### [Problem details]
Without the pictures, return all of the material exactly as written.
** Start of Records for this exercise **
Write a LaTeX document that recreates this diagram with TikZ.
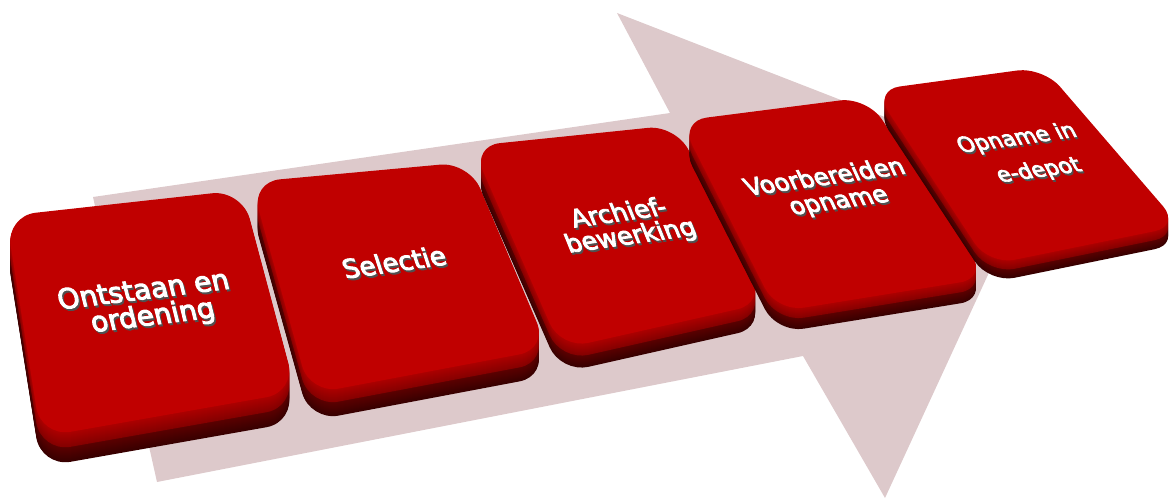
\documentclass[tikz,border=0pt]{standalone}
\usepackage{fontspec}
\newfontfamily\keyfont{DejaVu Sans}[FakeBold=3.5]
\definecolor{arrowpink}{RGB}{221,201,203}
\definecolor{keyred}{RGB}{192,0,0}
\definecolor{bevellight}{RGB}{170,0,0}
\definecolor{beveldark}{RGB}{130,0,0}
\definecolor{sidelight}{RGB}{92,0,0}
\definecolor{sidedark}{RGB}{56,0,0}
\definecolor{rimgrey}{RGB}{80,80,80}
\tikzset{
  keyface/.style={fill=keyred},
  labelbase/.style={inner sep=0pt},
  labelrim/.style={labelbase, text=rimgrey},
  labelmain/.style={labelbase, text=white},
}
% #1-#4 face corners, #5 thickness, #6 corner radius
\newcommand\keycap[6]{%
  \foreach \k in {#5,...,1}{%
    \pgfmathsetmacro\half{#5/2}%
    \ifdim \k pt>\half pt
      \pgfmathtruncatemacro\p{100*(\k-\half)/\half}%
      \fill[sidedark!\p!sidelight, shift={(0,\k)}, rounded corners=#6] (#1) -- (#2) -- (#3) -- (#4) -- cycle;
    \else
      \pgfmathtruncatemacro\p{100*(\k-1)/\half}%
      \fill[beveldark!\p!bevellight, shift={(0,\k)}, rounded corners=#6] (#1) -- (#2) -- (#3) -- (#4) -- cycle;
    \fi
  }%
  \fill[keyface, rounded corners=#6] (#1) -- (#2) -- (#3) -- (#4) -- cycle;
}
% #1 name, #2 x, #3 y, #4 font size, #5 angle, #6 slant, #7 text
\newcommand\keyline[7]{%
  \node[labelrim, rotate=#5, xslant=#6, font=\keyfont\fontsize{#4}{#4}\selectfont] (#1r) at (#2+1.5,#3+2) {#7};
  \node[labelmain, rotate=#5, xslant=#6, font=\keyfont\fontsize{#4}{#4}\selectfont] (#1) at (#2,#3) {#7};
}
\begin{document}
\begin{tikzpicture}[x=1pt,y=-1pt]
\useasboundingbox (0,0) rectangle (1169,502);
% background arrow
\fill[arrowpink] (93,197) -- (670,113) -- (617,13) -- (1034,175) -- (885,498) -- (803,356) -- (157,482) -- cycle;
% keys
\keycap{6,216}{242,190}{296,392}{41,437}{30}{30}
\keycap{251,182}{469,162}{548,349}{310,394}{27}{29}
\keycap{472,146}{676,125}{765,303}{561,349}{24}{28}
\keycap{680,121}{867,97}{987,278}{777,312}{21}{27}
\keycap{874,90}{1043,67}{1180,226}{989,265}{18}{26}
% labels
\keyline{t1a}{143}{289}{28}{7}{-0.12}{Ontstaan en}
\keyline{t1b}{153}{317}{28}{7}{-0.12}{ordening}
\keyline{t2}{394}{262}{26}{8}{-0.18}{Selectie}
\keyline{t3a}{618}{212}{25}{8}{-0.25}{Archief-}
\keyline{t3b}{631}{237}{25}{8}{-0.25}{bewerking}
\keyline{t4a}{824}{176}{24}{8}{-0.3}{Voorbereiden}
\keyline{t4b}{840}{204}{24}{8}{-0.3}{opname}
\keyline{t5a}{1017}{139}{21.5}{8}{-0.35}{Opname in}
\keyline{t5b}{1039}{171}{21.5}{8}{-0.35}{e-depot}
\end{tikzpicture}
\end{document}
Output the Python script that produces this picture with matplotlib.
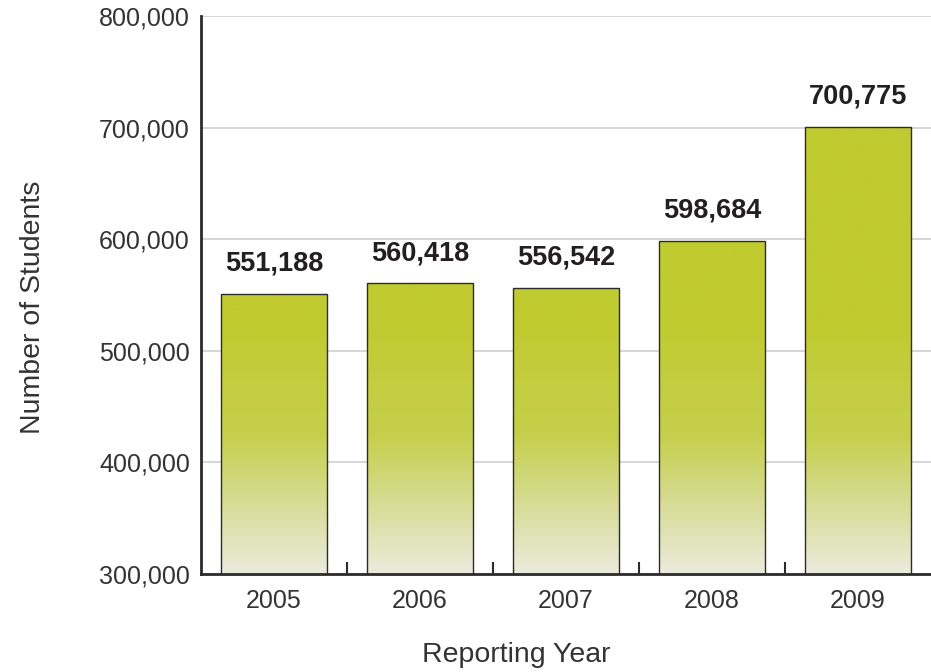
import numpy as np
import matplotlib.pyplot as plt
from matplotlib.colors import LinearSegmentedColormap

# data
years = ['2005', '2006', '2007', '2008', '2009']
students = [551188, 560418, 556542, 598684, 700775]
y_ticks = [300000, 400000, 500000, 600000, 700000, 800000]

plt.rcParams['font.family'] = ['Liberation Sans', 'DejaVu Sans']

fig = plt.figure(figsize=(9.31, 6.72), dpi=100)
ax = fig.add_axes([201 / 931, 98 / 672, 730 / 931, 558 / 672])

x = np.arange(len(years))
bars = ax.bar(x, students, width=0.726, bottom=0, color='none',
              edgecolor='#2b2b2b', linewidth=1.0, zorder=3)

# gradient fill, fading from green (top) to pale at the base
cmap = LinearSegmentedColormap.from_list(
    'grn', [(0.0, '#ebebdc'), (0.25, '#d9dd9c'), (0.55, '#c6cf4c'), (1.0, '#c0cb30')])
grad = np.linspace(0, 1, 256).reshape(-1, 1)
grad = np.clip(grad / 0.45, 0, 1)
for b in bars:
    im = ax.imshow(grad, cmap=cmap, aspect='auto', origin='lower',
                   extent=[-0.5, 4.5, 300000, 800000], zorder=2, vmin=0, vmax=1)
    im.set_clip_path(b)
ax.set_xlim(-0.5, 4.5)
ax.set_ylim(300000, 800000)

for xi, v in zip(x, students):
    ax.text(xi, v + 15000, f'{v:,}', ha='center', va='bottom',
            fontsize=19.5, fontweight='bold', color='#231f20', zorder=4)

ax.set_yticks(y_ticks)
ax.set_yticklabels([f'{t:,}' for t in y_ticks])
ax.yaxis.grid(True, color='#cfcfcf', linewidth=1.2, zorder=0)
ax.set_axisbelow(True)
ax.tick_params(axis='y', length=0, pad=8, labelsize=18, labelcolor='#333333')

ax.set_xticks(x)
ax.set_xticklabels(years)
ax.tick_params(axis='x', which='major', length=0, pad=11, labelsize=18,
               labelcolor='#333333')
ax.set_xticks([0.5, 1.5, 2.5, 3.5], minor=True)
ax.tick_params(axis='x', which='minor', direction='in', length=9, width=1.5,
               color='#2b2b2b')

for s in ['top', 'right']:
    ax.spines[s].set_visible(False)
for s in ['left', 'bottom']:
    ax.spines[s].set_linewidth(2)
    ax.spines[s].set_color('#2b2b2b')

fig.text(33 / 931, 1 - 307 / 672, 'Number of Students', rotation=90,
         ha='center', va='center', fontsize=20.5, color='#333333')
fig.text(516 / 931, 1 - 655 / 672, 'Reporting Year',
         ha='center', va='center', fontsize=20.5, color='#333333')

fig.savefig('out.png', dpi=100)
** End of Records for this exercise **
### [Solution]
Write a LaTeX document that recreates this diagram with TikZ.
\documentclass[tikz,border=0pt]{standalone}
\usepackage{fontspec}
\newfontfamily\keyfont{DejaVu Sans}[FakeBold=3.5]
\definecolor{arrowpink}{RGB}{221,201,203}
\definecolor{keyred}{RGB}{192,0,0}
\definecolor{bevellight}{RGB}{170,0,0}
\definecolor{beveldark}{RGB}{130,0,0}
\definecolor{sidelight}{RGB}{92,0,0}
\definecolor{sidedark}{RGB}{56,0,0}
\definecolor{rimgrey}{RGB}{80,80,80}
\tikzset{
  keyface/.style={fill=keyred},
  labelbase/.style={inner sep=0pt},
  labelrim/.style={labelbase, text=rimgrey},
  labelmain/.style={labelbase, text=white},
}
% #1-#4 face corners, #5 thickness, #6 corner radius
\newcommand\keycap[6]{%
  \foreach \k in {#5,...,1}{%
    \pgfmathsetmacro\half{#5/2}%
    \ifdim \k pt>\half pt
      \pgfmathtruncatemacro\p{100*(\k-\half)/\half}%
      \fill[sidedark!\p!sidelight, shift={(0,\k)}, rounded corners=#6] (#1) -- (#2) -- (#3) -- (#4) -- cycle;
    \else
      \pgfmathtruncatemacro\p{100*(\k-1)/\half}%
      \fill[beveldark!\p!bevellight, shift={(0,\k)}, rounded corners=#6] (#1) -- (#2) -- (#3) -- (#4) -- cycle;
    \fi
  }%
  \fill[keyface, rounded corners=#6] (#1) -- (#2) -- (#3) -- (#4) -- cycle;
}
% #1 name, #2 x, #3 y, #4 font size, #5 angle, #6 slant, #7 text
\newcommand\keyline[7]{%
  \node[labelrim, rotate=#5, xslant=#6, font=\keyfont\fontsize{#4}{#4}\selectfont] (#1r) at (#2+1.5,#3+2) {#7};
  \node[labelmain, rotate=#5, xslant=#6, font=\keyfont\fontsize{#4}{#4}\selectfont] (#1) at (#2,#3) {#7};
}
\begin{document}
\begin{tikzpicture}[x=1pt,y=-1pt]
\useasboundingbox (0,0) rectangle (1169,502);
% background arrow
\fill[arrowpink] (93,197) -- (670,113) -- (617,13) -- (1034,175) -- (885,498) -- (803,356) -- (157,482) -- cycle;
% keys
\keycap{6,216}{242,190}{296,392}{41,437}{30}{30}
\keycap{251,182}{469,162}{548,349}{310,394}{27}{29}
\keycap{472,146}{676,125}{765,303}{561,349}{24}{28}
\keycap{680,121}{867,97}{987,278}{777,312}{21}{27}
\keycap{874,90}{1043,67}{1180,226}{989,265}{18}{26}
% labels
\keyline{t1a}{143}{289}{28}{7}{-0.12}{Ontstaan en}
\keyline{t1b}{153}{317}{28}{7}{-0.12}{ordening}
\keyline{t2}{394}{262}{26}{8}{-0.18}{Selectie}
\keyline{t3a}{618}{212}{25}{8}{-0.25}{Archief-}
\keyline{t3b}{631}{237}{25}{8}{-0.25}{bewerking}
\keyline{t4a}{824}{176}{24}{8}{-0.3}{Voorbereiden}
\keyline{t4b}{840}{204}{24}{8}{-0.3}{opname}
\keyline{t5a}{1017}{139}{21.5}{8}{-0.35}{Opname in}
\keyline{t5b}{1039}{171}{21.5}{8}{-0.35}{e-depot}
\end{tikzpicture}
\end{document}
Output the Python script that produces this picture with matplotlib.
import numpy as np
import matplotlib.pyplot as plt
from matplotlib.colors import LinearSegmentedColormap

# data
years = ['2005', '2006', '2007', '2008', '2009']
students = [551188, 560418, 556542, 598684, 700775]
y_ticks = [300000, 400000, 500000, 600000, 700000, 800000]

plt.rcParams['font.family'] = ['Liberation Sans', 'DejaVu Sans']

fig = plt.figure(figsize=(9.31, 6.72), dpi=100)
ax = fig.add_axes([201 / 931, 98 / 672, 730 / 931, 558 / 672])

x = np.arange(len(years))
bars = ax.bar(x, students, width=0.726, bottom=0, color='none',
              edgecolor='#2b2b2b', linewidth=1.0, zorder=3)

# gradient fill, fading from green (top) to pale at the base
cmap = LinearSegmentedColormap.from_list(
    'grn', [(0.0, '#ebebdc'), (0.25, '#d9dd9c'), (0.55, '#c6cf4c'), (1.0, '#c0cb30')])
grad = np.linspace(0, 1, 256).reshape(-1, 1)
grad = np.clip(grad / 0.45, 0, 1)
for b in bars:
    im = ax.imshow(grad, cmap=cmap, aspect='auto', origin='lower',
                   extent=[-0.5, 4.5, 300000, 800000], zorder=2, vmin=0, vmax=1)
    im.set_clip_path(b)
ax.set_xlim(-0.5, 4.5)
ax.set_ylim(300000, 800000)

for xi, v in zip(x, students):
    ax.text(xi, v + 15000, f'{v:,}', ha='center', va='bottom',
            fontsize=19.5, fontweight='bold', color='#231f20', zorder=4)

ax.set_yticks(y_ticks)
ax.set_yticklabels([f'{t:,}' for t in y_ticks])
ax.yaxis.grid(True, color='#cfcfcf', linewidth=1.2, zorder=0)
ax.set_axisbelow(True)
ax.tick_params(axis='y', length=0, pad=8, labelsize=18, labelcolor='#333333')

ax.set_xticks(x)
ax.set_xticklabels(years)
ax.tick_params(axis='x', which='major', length=0, pad=11, labelsize=18,
               labelcolor='#333333')
ax.set_xticks([0.5, 1.5, 2.5, 3.5], minor=True)
ax.tick_params(axis='x', which='minor', direction='in', length=9, width=1.5,
               color='#2b2b2b')

for s in ['top', 'right']:
    ax.spines[s].set_visible(False)
for s in ['left', 'bottom']:
    ax.spines[s].set_linewidth(2)
    ax.spines[s].set_color('#2b2b2b')

fig.text(33 / 931, 1 - 307 / 672, 'Number of Students', rotation=90,
         ha='center', va='center', fontsize=20.5, color='#333333')
fig.text(516 / 931, 1 - 655 / 672, 'Reporting Year',
         ha='center', va='center', fontsize=20.5, color='#333333')

fig.savefig('out.png', dpi=100)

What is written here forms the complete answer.